O Projeto de Lei 1323/24, em análise na Câmara dos Deputados, prorroga por cinco anos o prazo para que os municípios com até 50.000 habitantes encerrem os lixões e adotem a destinação adequada dos resíduos sólidos. A Lei dos Resíduos Sólidos previa inicialmente prazo até 2014 para o fim dos lixões a céu aberto em todos os municípios. Em 2019, o Congresso Nacional concedeu mais cinco anos, até o final de 2020. Já os municípios com até 50 mil habitantes e que elaboraram plano de gestão de resíduos sólidos e definiram tarifas para esse serviço tiveram prazo maior, até 2 de agosto de 2024. A seu ver, o PL 1323/24 caminha para o mesmo destino lamentável das protelações contínuas?

Este é o aspecto que mais impacta negativamente a reciclagem do PET no Brasil. O país conta com uma indústria que investiu centenas de milhões de dólares em tecnologia e capacidade de reciclagem e trabalhou para desenvolver mercados que geram forte demanda pelo material recuperado. Além disso, PET é um dos materiais que melhor remunera os catadores, representando importante fonte de renda para a base da pirâmide social.

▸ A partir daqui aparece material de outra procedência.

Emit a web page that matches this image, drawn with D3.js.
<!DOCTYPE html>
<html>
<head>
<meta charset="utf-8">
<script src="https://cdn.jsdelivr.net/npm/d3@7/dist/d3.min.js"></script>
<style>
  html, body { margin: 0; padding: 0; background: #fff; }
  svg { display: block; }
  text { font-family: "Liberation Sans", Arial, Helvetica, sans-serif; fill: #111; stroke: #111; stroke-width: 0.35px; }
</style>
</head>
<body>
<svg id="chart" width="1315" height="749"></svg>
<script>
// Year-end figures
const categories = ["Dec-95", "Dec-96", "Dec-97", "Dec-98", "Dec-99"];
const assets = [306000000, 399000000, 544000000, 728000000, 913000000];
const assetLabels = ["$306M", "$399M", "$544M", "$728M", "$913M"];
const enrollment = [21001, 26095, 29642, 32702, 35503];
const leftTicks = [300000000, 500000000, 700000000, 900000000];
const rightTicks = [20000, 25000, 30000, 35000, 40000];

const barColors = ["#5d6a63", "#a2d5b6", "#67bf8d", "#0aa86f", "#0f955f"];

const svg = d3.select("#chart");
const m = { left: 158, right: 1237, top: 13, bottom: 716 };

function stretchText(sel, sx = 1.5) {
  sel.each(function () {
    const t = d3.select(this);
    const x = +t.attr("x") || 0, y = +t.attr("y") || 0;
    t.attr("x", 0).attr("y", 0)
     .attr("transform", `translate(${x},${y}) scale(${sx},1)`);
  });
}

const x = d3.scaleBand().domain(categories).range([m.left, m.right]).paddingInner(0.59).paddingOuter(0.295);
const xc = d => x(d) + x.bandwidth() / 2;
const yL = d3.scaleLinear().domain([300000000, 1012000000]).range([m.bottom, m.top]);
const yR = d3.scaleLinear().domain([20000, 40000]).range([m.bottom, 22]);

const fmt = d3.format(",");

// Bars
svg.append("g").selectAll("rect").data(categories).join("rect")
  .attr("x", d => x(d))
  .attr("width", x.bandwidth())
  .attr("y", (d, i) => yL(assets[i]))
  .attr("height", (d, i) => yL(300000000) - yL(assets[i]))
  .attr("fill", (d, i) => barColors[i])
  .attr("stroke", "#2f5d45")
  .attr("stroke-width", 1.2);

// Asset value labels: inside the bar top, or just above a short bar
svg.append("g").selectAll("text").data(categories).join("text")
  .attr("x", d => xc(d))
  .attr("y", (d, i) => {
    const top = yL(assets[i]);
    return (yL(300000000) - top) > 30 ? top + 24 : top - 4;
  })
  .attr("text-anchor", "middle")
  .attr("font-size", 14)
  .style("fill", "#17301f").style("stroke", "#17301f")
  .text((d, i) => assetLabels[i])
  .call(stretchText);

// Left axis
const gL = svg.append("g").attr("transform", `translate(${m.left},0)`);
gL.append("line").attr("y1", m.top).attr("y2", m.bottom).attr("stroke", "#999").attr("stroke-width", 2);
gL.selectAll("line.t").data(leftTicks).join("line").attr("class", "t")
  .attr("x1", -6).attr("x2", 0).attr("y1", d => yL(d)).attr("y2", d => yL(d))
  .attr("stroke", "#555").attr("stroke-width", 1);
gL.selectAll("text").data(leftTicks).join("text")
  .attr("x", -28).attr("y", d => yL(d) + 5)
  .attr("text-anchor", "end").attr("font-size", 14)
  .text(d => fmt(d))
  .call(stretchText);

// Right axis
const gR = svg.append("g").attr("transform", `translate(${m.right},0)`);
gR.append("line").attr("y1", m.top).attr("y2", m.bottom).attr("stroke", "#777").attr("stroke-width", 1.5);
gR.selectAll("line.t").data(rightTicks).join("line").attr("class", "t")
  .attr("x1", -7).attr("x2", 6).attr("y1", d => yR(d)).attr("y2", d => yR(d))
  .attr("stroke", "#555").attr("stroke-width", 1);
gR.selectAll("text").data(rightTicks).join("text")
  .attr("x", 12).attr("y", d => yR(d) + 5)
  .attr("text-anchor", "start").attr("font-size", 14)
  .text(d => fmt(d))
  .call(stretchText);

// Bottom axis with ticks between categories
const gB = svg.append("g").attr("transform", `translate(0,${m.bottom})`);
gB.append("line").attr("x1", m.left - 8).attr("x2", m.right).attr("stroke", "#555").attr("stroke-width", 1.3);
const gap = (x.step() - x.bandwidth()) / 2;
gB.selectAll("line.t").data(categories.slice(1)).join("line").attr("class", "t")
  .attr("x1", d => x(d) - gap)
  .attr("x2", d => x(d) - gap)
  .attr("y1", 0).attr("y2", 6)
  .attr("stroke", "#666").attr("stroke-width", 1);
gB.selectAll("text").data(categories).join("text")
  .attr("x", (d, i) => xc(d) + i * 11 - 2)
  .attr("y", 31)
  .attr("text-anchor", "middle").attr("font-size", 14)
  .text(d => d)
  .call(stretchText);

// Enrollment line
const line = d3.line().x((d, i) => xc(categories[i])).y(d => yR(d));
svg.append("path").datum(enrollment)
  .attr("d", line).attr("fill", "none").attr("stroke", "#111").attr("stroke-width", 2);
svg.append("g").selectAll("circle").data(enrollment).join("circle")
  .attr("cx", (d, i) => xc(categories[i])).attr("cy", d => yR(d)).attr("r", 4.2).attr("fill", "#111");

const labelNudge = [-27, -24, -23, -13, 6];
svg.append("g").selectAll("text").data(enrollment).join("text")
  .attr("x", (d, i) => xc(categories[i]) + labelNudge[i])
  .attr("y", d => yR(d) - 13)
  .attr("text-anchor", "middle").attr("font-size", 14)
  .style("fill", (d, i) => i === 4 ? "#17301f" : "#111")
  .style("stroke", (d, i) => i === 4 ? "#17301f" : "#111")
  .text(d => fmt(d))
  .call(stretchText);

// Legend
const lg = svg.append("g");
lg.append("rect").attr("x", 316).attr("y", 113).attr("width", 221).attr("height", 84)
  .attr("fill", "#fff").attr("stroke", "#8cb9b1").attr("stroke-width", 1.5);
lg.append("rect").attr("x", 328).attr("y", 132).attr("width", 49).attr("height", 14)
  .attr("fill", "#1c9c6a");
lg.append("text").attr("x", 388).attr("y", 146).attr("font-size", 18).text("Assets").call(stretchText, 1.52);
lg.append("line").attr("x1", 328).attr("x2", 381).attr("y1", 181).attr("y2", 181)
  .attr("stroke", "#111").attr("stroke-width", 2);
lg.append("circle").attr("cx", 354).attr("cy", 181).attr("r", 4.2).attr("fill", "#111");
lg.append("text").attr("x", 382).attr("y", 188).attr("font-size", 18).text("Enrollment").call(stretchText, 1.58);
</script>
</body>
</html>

A seguida prorrogação dos prazos para os municípios implantarem sistemas de gestão de resíduos sólidos joga contra todo esse desenvolvimento. Mais do que isso, representa um entrave ambiental e social inexplicável, prejudicando setores econômicos que trabalham com ociosidade, diante da inoperância de prefeituras que já tiveram seguidas oportunidades para reverter esse quadro.